EL OLOR DE LOS HELADOS
Desde que era chica me gustan los helados. Mucho. Soy adicta a ellos. Cada vez que entro a una heladería y abren las conservadoras, aspiro ese olor y, con él, vuelven atropellados los recuerdos de mi infancia.
Mi madre me decía que, si me portaba bien durante toda la semana, el domingo me llevaría a tomar uno. Eso era más o menos como que un camello pasara por el ojo de una aguja, como decía mamá que dice la Biblia. Para mí los días no duraban 24 horas; eran cinco veces más largos. Yo sentía que caminaba sobre cáscaras de huevo. Así de difícil era alcanzar el domingo sin haber hecho ningún zafarrancho. Y es que esas cosas no sólo me salían del alma: era como si los problemas vinieran a buscarme.

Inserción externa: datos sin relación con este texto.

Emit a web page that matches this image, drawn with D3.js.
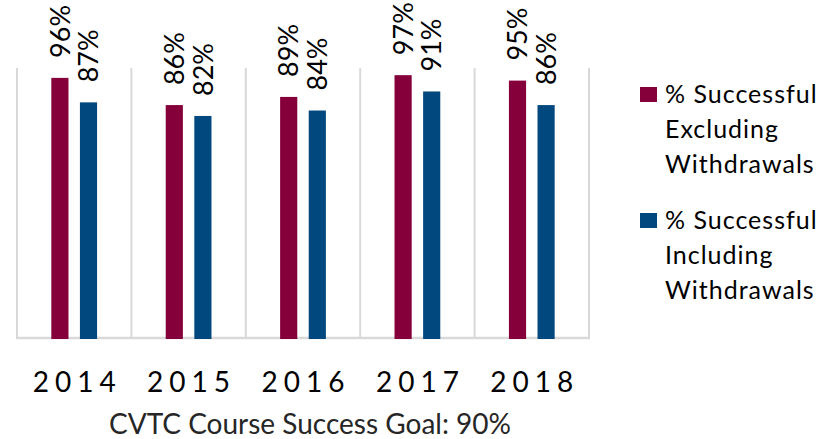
<!DOCTYPE html>
<html>
<head>
<meta charset="utf-8">
<script src="https://cdn.jsdelivr.net/npm/d3@7"></script>
<style>
  body { margin: 0; background: #fff; }
  text { font-family: Lato, "Open Sans", sans-serif; fill: #000; }
</style>
</head>
<body>
<div id="chart"></div>
<script>
// Data
const years = ["2014", "2015", "2016", "2017", "2018"];
const excluding = [96, 86, 89, 97, 95];
const including = [87, 82, 84, 91, 86];
const seriesNames = ["% Successful Excluding Withdrawals", "% Successful Including Withdrawals"];
const legendLines = [["% Successful", "Excluding", "Withdrawals"], ["% Successful", "Including", "Withdrawals"]];
const colors = ["#85003a", "#00487e"];
const caption = "CVTC Course Success Goal: 90%";

// Dimensions
const width = 829;
const height = 439;
const plotLeft = 17, plotRight = 589, plotTop = 67, plotBottom = 339;

const svg = d3.select("#chart")
  .append("svg")
  .attr("width", width)
  .attr("height", height);

// Scales
const x0 = d3.scaleBand()
  .domain(years)
  .range([plotLeft, plotRight]);

const x1 = d3.scaleBand()
  .domain([0, 1])
  .range([x0.bandwidth() * 0.3, x0.bandwidth() * 0.7])
  .paddingInner(0.4);

const y = d3.scaleLinear()
  .domain([0, 100])
  .range([plotBottom, plotTop]);

// Vertical separators between categories
const bounds = years.map(d => x0(d)).concat([plotRight]);
svg.append("g")
  .selectAll("line")
  .data(bounds).enter()
  .append("line")
  .attr("x1", d => d).attr("x2", d => d)
  .attr("y1", plotTop + 1).attr("y2", plotBottom)
  .attr("stroke", "#d9d9d9")
  .attr("stroke-width", 2);

// Bottom axis line
svg.append("line")
  .attr("x1", plotLeft - 1).attr("x2", plotRight + 1)
  .attr("y1", plotBottom - 1).attr("y2", plotBottom - 1)
  .attr("stroke", "#d9d9d9")
  .attr("stroke-width", 2.5);

// Bars
const rows = years.map((yr, i) => ({ year: yr, vals: [excluding[i], including[i]] }));

const groups = svg.append("g")
  .selectAll("g")
  .data(rows).enter()
  .append("g")
  .attr("transform", d => "translate(" + x0(d.year) + ",0)");

groups.selectAll("rect")
  .data(d => d.vals.map((v, k) => ({ k: k, v: v }))).enter()
  .append("rect")
  .attr("x", d => x1(d.k))
  .attr("y", d => y(d.v))
  .attr("width", x1.bandwidth())
  .attr("height", d => y(0) - y(d.v))
  .attr("fill", d => colors[d.k]);

// Rotated value labels
groups.selectAll("text")
  .data(d => d.vals.map((v, k) => ({ k: k, v: v }))).enter()
  .append("text")
  .attr("transform", d => "translate(" + (x1(d.k) + x1.bandwidth() / 2) + "," + (y(d.v) - 20) + ") rotate(-90)")
  .attr("dy", "0.36em")
  .attr("text-anchor", "start")
  .style("font-size", "27px")
  .text(d => d.v + "%");

// Category labels
svg.append("g")
  .selectAll("text")
  .data(years).enter()
  .append("text")
  .attr("x", d => x0(d) + x0.bandwidth() / 2 + 3)
  .attr("y", 392)
  .attr("text-anchor", "middle")
  .style("font-size", "28px")
  .style("letter-spacing", "6px")
  .text(d => d);

// Caption
svg.append("text")
  .attr("x", 310)
  .attr("y", 434)
  .attr("text-anchor", "middle")
  .style("font-size", "28px")
  .style("fill", "#262626")
  .text(caption);

// Legend
const legend = svg.append("g")
  .selectAll("g")
  .data(seriesNames).enter()
  .append("g")
  .attr("transform", (d, i) => "translate(640," + (87 + i * 126) + ")");

legend.append("rect")
  .attr("width", 17)
  .attr("height", 15)
  .attr("fill", (d, i) => colors[i]);

legend.append("text")
  .attr("x", 25)
  .attr("y", 16)
  .style("font-size", "25px")
  .style("letter-spacing", "1px")
  .selectAll("tspan")
  .data((d, i) => legendLines[i]).enter()
  .append("tspan")
  .attr("x", 25)
  .attr("dy", (d, j) => j === 0 ? 0 : 35)
  .text(d => d);
</script>
</body>
</html>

Eso no era todo; había más, la verdad es que había mucho más. Eran tantas las condiciones que, más que un paseo a la heladería, parecía un chequeo médico para entrar a una escuela militar o decidir un transplante de órganos. A veces el “NO” habría sido más fácil de tolerar. Peor era si alguna vez ella descubría que me dolía la garganta (y eso que yo me cuidaba mucho para no decirle, pero el lagrimeo me delataba) o si me escuchaba toser: en esos casos me envolvía como un paquete, me ponía trapos calientes en el pecho y me administraba un apestoso jarabe que no me quitaba la tos, pero que me dejaba la sensación de una feliz borrachera. Asociado con este sabor me llega el de una medicina “natural” que para mis padres era insuperable para hacerme eliminar los parásitos intestinales. Conservo la imagen de mi padre sosteniéndome y de mi madre empeñada en hacerme tragar una cucharada de ajenjo machacado. Posiblemente los de mi generación hayan vivido alguna vez estas traiciones paternas. Por supuesto, yo me resistía, aunque había aprendido que si gritaba le servía en bandeja la ocasión para meter la cuchara en mi boca y si me resistía sólo podía gruñir, lo cual no expresaba mi indignación en su justa medida.